There was very little tropical activity around the world during July and August, but as the calendar has flipped to September and we approach the peak of Hurricane Season (especially in the Atlantic), several storms have developed.
The storm that is the biggest threat to land is actually in the Western Pacific Ocean. Typhoon Hinnamnor is centered about 210 miles west-northwest of Okinawa, Japan, moving toward the north at 9 mph. Maximum sustained winds are near 120 mph. A little additional strengthening is possible today before a weakening trend begins. The forecast for Hinnamnor is for gradual weakening as it moves northeastward over the next 24 hours. The center will pass close to or across southeastern portions of South Korea on Monday as a typhoon, with top winds still in the 100-110 mph range. Storm surge will likely be confined to just a small portion of the South Korean coastline, but that area includes the city of Busan, the 2nd most populous city in South Korea. Busan is also the 6th busiest port in the world. Heavy rain and gusty winds are likely across much of the Korean Peninsula, but also could impact parts of eastern China (near Shanghai) today, and parts of Japan over the next few days.

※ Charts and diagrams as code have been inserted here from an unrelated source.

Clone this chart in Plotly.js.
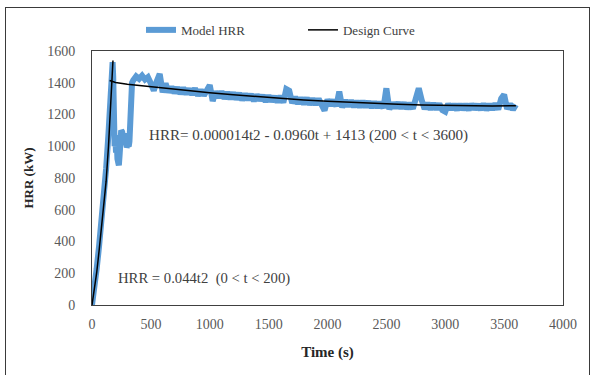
<!DOCTYPE html>
<html>
<head>
<meta charset="utf-8">
<script src="https://cdn.plot.ly/plotly-3.0.1.min.js"></script>
<style>
  html, body { margin: 0; padding: 0; background: #fff; }
  #wrap { position: relative; width: 591px; height: 375px; overflow: hidden; }
  #frame { position: absolute; left: 5px; top: 7px; width: 583px; height: 380px; border: 1px solid #3a3a3a; pointer-events: none; }
  #chart { position: absolute; left: 0; top: 0; width: 591px; height: 375px; }
</style>
</head>
<body>
<div id="wrap">
  <div id="chart"></div>
  <div id="frame"></div>
</div>
<script>
// ---- Data ----
// Model HRR: time (s)
const modelTime = [0,20,40,60,80,100,120,140,155,168,175,180,186,192,198,204,210,216,222,228,234,240,248,256,264,272,280,288,296,304,312,318,324,330,340,
350,375,400,425,450,475,500,525,550,575,600,625,650,675,700,725,750,775,800,825,850,875,900,925,950,975,
1000,1025,1050,1075,1100,1125,1150,1175,1200,1225,1250,1275,1300,1325,1350,1375,1400,1425,1450,1475,
1500,1525,1550,1575,1600,1625,1650,1675,1700,1725,1750,1775,1800,1825,1850,1875,1900,1925,1950,1975,
2000,2025,2050,2075,2100,2125,2150,2175,2200,2225,2250,2275,2300,2325,2350,2375,2400,2425,2450,2475,
2500,2525,2550,2575,2600,2625,2650,2675,2700,2725,2750,2775,2800,2825,2850,2875,2900,2925,2950,2975,
3000,3025,3050,3075,3100,3125,3150,3175,3200,3225,3250,3275,3300,3325,3350,3375,3400,3425,3450,3475,
3500,3525,3550,3575,3600];
// Model HRR: heat release rate (kW)
const modelHRR = [0,100,230,370,520,680,860,1080,1300,1480,1530,1440,1150,1000,1070,960,1040,920,890,880,940,1060,1100,1090,1060,1080,1030,1010,995,1005,1000,1030,1200,1380,1400,
1415,1440,1425,1445,1420,1435,1395,1350,1410,1455,1340,1395,1340,1375,1335,1370,1330,1368,1328,1362,1325,1365,1318,1355,1320,1352,
1385,1285,1345,1305,1345,1300,1340,1298,1338,1295,1335,1290,1330,1292,1328,1285,1325,1288,1322,1280,
1320,1282,1315,1278,1316,1275,1360,1350,1272,1310,1268,1305,1265,1305,1262,1300,1262,1298,1258,1225,
1295,1255,1292,1252,1345,1245,1290,1250,1288,1248,1285,1245,1285,1246,1282,1243,1280,1244,1278,1240,
1365,1232,1275,1240,1276,1238,1274,1236,1272,1236,1300,1365,1290,1235,1272,1232,1270,1232,1268,1228,
1218,1268,1230,1266,1228,1266,1230,1265,1228,1266,1232,1264,1230,1268,1228,1266,1230,1270,1232,1300,
1325,1235,1268,1230,1262];

// Design curve: growth phase then decay phase (null separates the two pieces)
const designTime = [0,20,40,60,80,100,120,140,160,178,null,
150,200,300,400,600,800,1000,1200,1400,1600,1800,2000,2200,2400,2600,2800,3000,3200,3400,3600];
const designHRR = [0,90,205,340,480,620,780,1000,1300,1540,null,
1414,1402,1391,1383,1366,1351,1337,1324,1312,1301,1292,1283,1276,1269,1264,1260,1257,1255,1254,1255];

const xTicks = [0,500,1000,1500,2000,2500,3000,3500,4000];
const yTicks = [0,200,400,600,800,1000,1200,1400,1600];

const seriesNames = ['Model HRR', 'Design Curve'];
const noteGrowth = 'HRR = 0.044t2\u00a0\u00a0(0 < t < 200)';
const noteDecay = 'HRR= 0.000014t2 - 0.0960t + 1413 (200 < t < 3600)';

// ---- Chart ----
const FONT = 'Liberation Serif, Times New Roman, serif';

const traces = [
  {
    x: modelTime, y: modelHRR, name: seriesNames[0], type: 'scatter', mode: 'lines',
    line: { color: '#5B9BD5', width: 6, shape: 'linear' }
  },
  {
    x: designTime, y: designHRR, name: seriesNames[1], type: 'scatter', mode: 'lines',
    connectgaps: false,
    line: { color: '#000000', width: 1.5 }
  }
];

const layout = {
  width: 591, height: 375,
  margin: { l: 92, r: 28, t: 51, b: 70 },
  paper_bgcolor: 'rgba(0,0,0,0)', plot_bgcolor: '#ffffff',
  font: { family: FONT, size: 13, color: '#404040' },
  showlegend: true,
  legend: {
    orientation: 'h', x: 0.104, xanchor: 'left', y: 1.083, yanchor: 'middle',
    font: { family: FONT, size: 13, color: '#404040' },
    entrywidth: 117, entrywidthmode: 'pixels',
    bgcolor: 'rgba(0,0,0,0)'
  },
  xaxis: {
    range: [0, 4000], tickvals: xTicks, ticktext: xTicks.map(String),
    showgrid: false, zeroline: false,
    showline: true, mirror: true, linecolor: '#404040', linewidth: 1,
    ticks: 'outside', ticklen: 6, tickcolor: 'rgba(0,0,0,0)',
    tickfont: { family: FONT, size: 14, color: '#595959' },
    title: { text: '<b>Time (s)</b>', font: { family: FONT, size: 15, color: '#262626' }, standoff: 15 },
    automargin: false
  },
  yaxis: {
    range: [0, 1600], tickvals: yTicks, ticktext: yTicks.map(String),
    showgrid: false, zeroline: false,
    showline: true, mirror: true, linecolor: '#404040', linewidth: 1,
    ticks: 'outside', ticklen: 13, tickcolor: 'rgba(0,0,0,0)',
    tickfont: { family: FONT, size: 14, color: '#595959' },
    title: { text: '<b>HRR (kW)</b>', font: { family: FONT, size: 13, color: '#262626' }, standoff: 10 },
    automargin: false
  },
  annotations: [
    { x: 470, y: 1069, xref: 'x', yref: 'y', text: noteDecay, showarrow: false,
      xanchor: 'left', yanchor: 'middle', font: { family: FONT, size: 15.1, color: '#404040' } },
    { x: 200, y: 164, xref: 'x', yref: 'y', text: noteGrowth, showarrow: false,
      xanchor: 'left', yanchor: 'middle', font: { family: FONT, size: 14.7, color: '#404040' } }
  ]
};

Plotly.newPlot('chart', traces, layout, { displayModeBar: false, staticPlot: true });
</script>
</body>
</html>
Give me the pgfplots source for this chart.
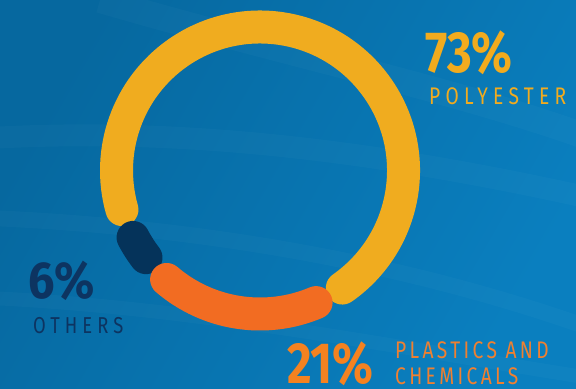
\documentclass[border=0pt]{standalone}
\usepackage{pgfplots}
\pgfplotsset{compat=1.18}
\usepackage{pgfplotstable}
\usepackage{graphicx}
\usepackage{fontspec}
\setmainfont{Fira Sans}
\newfontfamily\numfont[FakeStretch=0.82]{Fira Sans}
\newfontfamily\labfont[FakeStretch=0.8,LetterSpace=14]{Fira Sans}
\newfontfamily\labfontw[FakeStretch=0.8,LetterSpace=22]{Fira Sans}
\definecolor{bgdark}{HTML}{06689F}
\definecolor{bglight}{HTML}{0A7FBF}
\definecolor{ringY}{HTML}{F0AC1F}
\definecolor{ringO}{HTML}{F26C22}
\definecolor{ringN}{HTML}{05335A}
\definecolor{txtY}{HTML}{F2AB1E}
\definecolor{txtO}{HTML}{F58220}
\definecolor{labO}{HTML}{F08030}
\definecolor{txtN}{HTML}{0D3461}

\pgfplotstableread{
label value
Polyester 73
Others 6
Plastics 21
}\shares

\begin{document}
\begin{tikzpicture}[x=1bp,y=1bp]
\pgfplotstablegetelem{0}{value}\of\shares \pgfmathsetmacro\vA{\pgfplotsretval}
\pgfplotstablegetelem{1}{value}\of\shares \pgfmathsetmacro\vB{\pgfplotsretval}
\pgfplotstablegetelem{2}{value}\of\shares \pgfmathsetmacro\vC{\pgfplotsretval}
\pgfmathsetmacro\st{299}
\pgfmathsetmacro\gp{12}
\pgfmathsetmacro\aS{\st+\gp/2}
\pgfmathsetmacro\aE{\st+\vA*3.6-\gp/2}
\pgfmathsetmacro\bS{\st+\vA*3.6+\gp/2}
\pgfmathsetmacro\bE{\st+(\vA+\vB)*3.6-\gp/2}
\pgfmathsetmacro\cS{\st+(\vA+\vB)*3.6+\gp/2}
\pgfmathsetmacro\cE{\st+(\vA+\vB+\vC)*3.6-\gp/2}
\pgfmathsetmacro\cx{260}
\pgfmathsetmacro\cy{217.5}
\pgfmathsetmacro\rr{143.5}
\useasboundingbox (0,0) rectangle (576,388);
\clip (0,0) rectangle (576,388);
\shade[left color=bgdark, right color=bglight, shading angle=60] (0,0) rectangle (576,388);
\begin{scope}[white, opacity=0.025]
\draw[line width=22] (-10,250) .. controls (200,262) and (400,232) .. (590,190);
\draw[line width=16] (-10,170) .. controls (220,160) and (420,120) .. (590,60);
\draw[line width=26] (100,388) .. controls (300,330) and (450,300) .. (590,250);
\draw[line width=14] (-10,90) .. controls (200,80) and (400,40) .. (590,10);
\end{scope}
\begin{axis}[at={(0,0)}, anchor=south west, scale only axis,
  width=576bp, height=388bp, xmin=0, xmax=576, ymin=0, ymax=388,
  axis lines=none, clip=false]
\draw[ringY, line width=33bp, line cap=round]
  (axis cs:{\cx+\rr*cos(\aS)},{\cy+\rr*sin(\aS)}) arc[start angle=\aS, end angle=\aE, radius=143.5bp];
\draw[ringN, line width=33bp, line cap=round]
  (axis cs:{\cx+\rr*cos(\bS)},{\cy+\rr*sin(\bS)}) arc[start angle=\bS, end angle=\bE, radius=143.5bp];
\draw[ringO, line width=33bp, line cap=round]
  (axis cs:{\cx+\rr*cos(\cS)},{\cy+\rr*sin(\cS)}) arc[start angle=\cS, end angle=\cE, radius=143.5bp];
\node[anchor=base west, inner sep=0, text=txtY] at (axis cs:425,315)
  {\fontsize{58bp}{60bp}\selectfont\numfont\bfseries 73\%};
\node[anchor=base west, inner sep=0, text=txtY] at (axis cs:429,283)
  {\fontsize{24bp}{26bp}\selectfont\labfontw POLYESTER};
\node[anchor=base west, inner sep=0, text=txtN] at (axis cs:28,90)
  {\scalebox{1.1}[1]{\fontsize{52bp}{54bp}\selectfont\numfont\bfseries 6\%}};
\node[anchor=base west, inner sep=0, text=txtN] at (axis cs:33,55)
  {\fontsize{23bp}{25bp}\selectfont\labfontw OTHERS};
\node[anchor=base west, inner sep=0, text=txtO] at (axis cs:287,5)
  {\fontsize{58bp}{60bp}\selectfont\numfont\bfseries 21\%};
\node[anchor=base west, inner sep=0, text=labO] at (axis cs:395,30)
  {\fontsize{24bp}{26bp}\selectfont\labfont PLASTICS AND};
\node[anchor=base west, inner sep=0, text=labO] at (axis cs:395,4)
  {\fontsize{24bp}{26bp}\selectfont\labfont CHEMICALS};
\end{axis}
\end{tikzpicture}
\end{document}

In the Atlantic, after going nearly two months without a named system, we now have twostorms to track. Tropical Storm Earl developed Saturday night east of the Lesser Antilles. As of midday Sunday, Earl was centered about 85 miles north-northeast of St. Thomas, USVI, moving toward the northwest at 3 mph. Maximum sustained winds are near 50 mph. Earl is bringing some gusty winds and heavy downpours to parts of Puerto Rico, the Virgin Islands, and northern Leeward Islands today and will continue to do so into Monday as it drifts toward the northwest and eventually north. The forecast for Earl calls for a turn more toward the north on Monday, with gradual strengthening expected. Earl is expected to become a hurricane by Tuesday and could become a rather potent storm by mid-to-late week. The official forecast from the National Hurricane Center calls for Earl to eventually turn more toward the northeast, heading out over open water southeast of Bermuda. However, as is usually the case with tropical systems, this is hardly a lock. An upper-level trough of low pressure moving into the central Atlantic is expected to help turn Earl toward the northeast and out to sea. If that trough moves a little faster, Earl may not make the northeast turn, at which point, the track becomes highly uncertain. Another trough of low pressure will be moving toward the East Coast while a ridge of high pressure settles in across the western Atlantic. This could increase the threat to Bermuda before the next trough moves in and kicks Earl out to sea. If you’re wondering about whether Earl could threat the East Coast, it is highly unlikely at this point, but the odds are not zero. A few members of the various Ensemble forecasts do show a significantly more westward track to Earl, but the vast majority still show a track out to sea (or near Bermuda then out to sea).
Out in the North Atlantic, Hurricane Danielle, the first hurricane of the season in the Atlantic, is strengthening this afternoon. As of midday, Danielle had maximum sustained winds near 80 mph and was centered nearly 1000 miles west of the Azores. Danielle is nearly stationary right now, but it is expected to start moving toward the northeast and then east over the next few days. Some additional strengthening is possible tonight and Monday, but after that it will start moving over cooler water, and a gradual weakening trend will begin. Danielle is expected to become extratropical later this week, and could bring heavy rain and gusty winds to parts of the British Isles as a strong extratropical system toward the end of the week.
Finally, Tropical Depression 12-E has developed off the southwest coast of Mexico. As of midday, it was centered about 225 miles south-southwest of Acapulco, moving toward the west at 10 mph. Maximum sustained winds are near 35 mph. The forecast calls for steady strengthening, and the system could become a tropical storm later today or tonight, and a hurricane early this week. A turn more toward the northwest is expected early this week, and the system could threaten parts of the Baja Peninsula toward the latter half of the week. By the end of the week, the system, or what’s left of it, could bring some heavy rainfall into parts of the Southwest and Southern California, enhancing what has already been a very active monsoon season.
With the climatological peak of hurricane season in the Atlantic about a week away, and the peak of the Eastern Pacific season encompassing most of September, additional storms are likely to form over the next few weeks.